*Short exercise*.
Write out, word for word, the stretch of lines beginning at the one with "Recreate this image" and ending at the one with "plt.rcParams['font.family'] = ['Liberation", omitting the images.

====

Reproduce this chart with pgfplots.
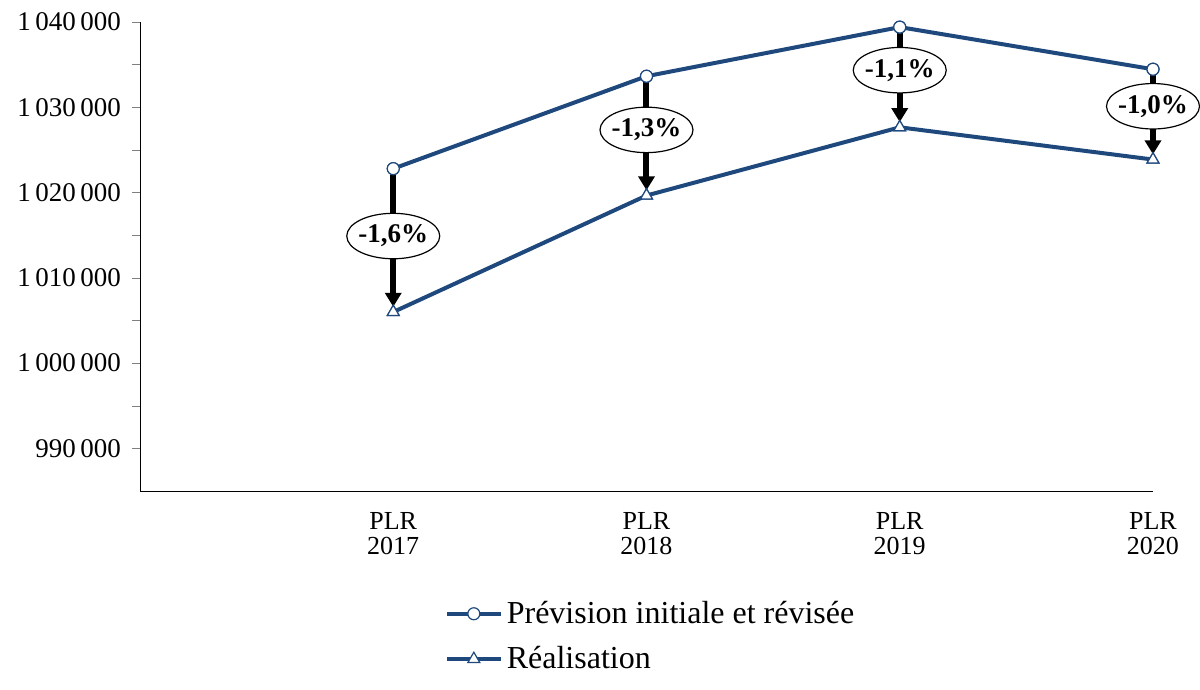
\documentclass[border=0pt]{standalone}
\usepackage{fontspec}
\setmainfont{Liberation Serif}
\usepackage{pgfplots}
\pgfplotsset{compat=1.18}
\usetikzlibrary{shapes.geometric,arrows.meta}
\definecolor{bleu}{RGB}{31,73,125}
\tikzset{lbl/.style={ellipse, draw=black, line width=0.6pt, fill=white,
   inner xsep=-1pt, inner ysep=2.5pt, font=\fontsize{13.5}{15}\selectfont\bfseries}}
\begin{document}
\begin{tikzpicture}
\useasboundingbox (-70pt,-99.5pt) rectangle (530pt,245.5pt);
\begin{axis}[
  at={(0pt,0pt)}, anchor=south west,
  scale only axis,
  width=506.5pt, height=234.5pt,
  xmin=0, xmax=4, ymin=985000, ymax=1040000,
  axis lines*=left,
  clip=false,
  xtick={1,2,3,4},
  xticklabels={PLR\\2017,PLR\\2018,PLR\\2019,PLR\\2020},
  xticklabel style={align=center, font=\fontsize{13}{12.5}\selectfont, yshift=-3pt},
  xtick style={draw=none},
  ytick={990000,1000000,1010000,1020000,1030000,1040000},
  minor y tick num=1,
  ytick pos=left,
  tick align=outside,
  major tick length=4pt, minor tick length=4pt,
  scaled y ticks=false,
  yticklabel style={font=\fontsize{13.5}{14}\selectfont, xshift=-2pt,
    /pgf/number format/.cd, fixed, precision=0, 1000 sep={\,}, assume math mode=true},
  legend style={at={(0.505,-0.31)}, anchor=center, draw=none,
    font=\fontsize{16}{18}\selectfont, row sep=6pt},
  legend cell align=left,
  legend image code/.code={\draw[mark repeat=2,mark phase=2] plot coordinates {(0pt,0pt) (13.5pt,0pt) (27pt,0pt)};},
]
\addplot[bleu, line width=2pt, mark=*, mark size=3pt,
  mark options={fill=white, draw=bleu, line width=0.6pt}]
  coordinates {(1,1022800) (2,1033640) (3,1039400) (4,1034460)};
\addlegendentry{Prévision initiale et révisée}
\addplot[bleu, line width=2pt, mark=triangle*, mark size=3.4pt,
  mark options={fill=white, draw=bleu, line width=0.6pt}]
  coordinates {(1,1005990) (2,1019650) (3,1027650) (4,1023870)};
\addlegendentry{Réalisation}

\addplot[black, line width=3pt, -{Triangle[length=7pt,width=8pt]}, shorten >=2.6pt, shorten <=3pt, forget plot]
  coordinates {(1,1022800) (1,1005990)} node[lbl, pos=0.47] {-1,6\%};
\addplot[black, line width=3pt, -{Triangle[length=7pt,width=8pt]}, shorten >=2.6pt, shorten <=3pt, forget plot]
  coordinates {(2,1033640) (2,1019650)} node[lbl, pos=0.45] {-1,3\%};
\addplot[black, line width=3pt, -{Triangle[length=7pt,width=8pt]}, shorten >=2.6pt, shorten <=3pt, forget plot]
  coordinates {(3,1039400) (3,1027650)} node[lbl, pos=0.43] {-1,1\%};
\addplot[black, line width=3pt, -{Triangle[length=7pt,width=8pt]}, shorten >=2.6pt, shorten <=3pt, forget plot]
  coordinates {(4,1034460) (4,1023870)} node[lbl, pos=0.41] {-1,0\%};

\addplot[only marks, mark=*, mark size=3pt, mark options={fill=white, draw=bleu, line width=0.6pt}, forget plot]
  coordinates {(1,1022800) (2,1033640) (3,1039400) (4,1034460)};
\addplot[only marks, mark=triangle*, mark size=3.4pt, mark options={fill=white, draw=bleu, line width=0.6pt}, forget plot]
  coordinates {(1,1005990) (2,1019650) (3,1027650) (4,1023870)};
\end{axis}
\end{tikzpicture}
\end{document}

====

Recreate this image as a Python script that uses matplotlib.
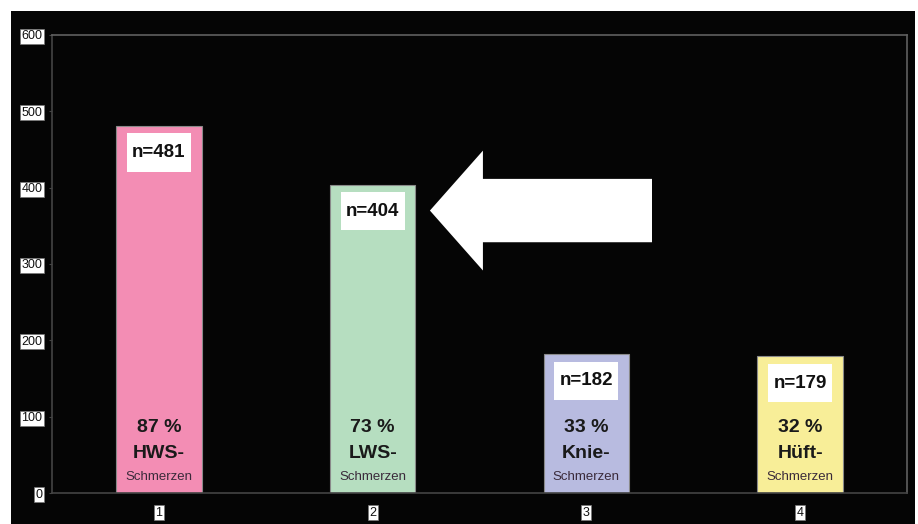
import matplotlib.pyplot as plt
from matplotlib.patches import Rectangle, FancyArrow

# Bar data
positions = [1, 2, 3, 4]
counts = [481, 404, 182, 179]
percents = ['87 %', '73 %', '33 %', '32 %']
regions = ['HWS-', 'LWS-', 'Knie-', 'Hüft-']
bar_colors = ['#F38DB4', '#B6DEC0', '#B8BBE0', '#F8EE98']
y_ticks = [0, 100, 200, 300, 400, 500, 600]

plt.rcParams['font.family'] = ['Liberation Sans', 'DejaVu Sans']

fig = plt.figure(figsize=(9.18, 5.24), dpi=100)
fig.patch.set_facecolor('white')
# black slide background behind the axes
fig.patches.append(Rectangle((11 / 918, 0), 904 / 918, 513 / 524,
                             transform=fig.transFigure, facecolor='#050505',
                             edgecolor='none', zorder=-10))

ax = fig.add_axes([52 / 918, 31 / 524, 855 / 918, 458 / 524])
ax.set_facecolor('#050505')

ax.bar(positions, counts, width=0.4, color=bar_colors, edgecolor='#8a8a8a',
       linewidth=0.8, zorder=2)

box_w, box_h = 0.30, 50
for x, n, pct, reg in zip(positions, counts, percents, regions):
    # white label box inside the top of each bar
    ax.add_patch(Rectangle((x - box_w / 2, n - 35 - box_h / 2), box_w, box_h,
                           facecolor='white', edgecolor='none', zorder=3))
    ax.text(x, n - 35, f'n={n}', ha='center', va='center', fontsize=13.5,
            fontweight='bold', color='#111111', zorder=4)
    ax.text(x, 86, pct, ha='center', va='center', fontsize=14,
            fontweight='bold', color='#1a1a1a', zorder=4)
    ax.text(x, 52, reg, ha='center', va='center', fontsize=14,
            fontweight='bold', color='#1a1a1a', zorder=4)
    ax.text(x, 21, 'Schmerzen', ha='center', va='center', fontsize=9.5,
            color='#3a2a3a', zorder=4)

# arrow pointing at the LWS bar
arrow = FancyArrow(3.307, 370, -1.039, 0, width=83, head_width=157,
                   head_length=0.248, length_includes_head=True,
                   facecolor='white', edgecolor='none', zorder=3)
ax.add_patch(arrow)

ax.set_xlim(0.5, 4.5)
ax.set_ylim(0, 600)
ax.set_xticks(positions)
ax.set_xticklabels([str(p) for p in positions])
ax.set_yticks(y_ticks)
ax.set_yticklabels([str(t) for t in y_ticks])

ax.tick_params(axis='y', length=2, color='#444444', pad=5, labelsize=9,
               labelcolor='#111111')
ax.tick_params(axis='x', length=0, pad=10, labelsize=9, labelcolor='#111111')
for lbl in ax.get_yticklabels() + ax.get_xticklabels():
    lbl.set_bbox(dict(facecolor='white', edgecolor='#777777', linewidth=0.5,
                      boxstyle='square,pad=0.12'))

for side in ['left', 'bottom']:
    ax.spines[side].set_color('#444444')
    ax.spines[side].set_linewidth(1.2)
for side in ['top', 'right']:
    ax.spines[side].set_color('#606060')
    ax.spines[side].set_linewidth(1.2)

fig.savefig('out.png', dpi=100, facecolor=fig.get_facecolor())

====

*Written reply*.
Recreate this image as a Python script that uses matplotlib.
import matplotlib.pyplot as plt
from matplotlib.patches import Rectangle, FancyArrow

# Bar data
positions = [1, 2, 3, 4]
counts = [481, 404, 182, 179]
percents = ['87 %', '73 %', '33 %', '32 %']
regions = ['HWS-', 'LWS-', 'Knie-', 'Hüft-']
bar_colors = ['#F38DB4', '#B6DEC0', '#B8BBE0', '#F8EE98']
y_ticks = [0, 100, 200, 300, 400, 500, 600]

plt.rcParams['font.family'] = ['Liberation Sans', 'DejaVu Sans']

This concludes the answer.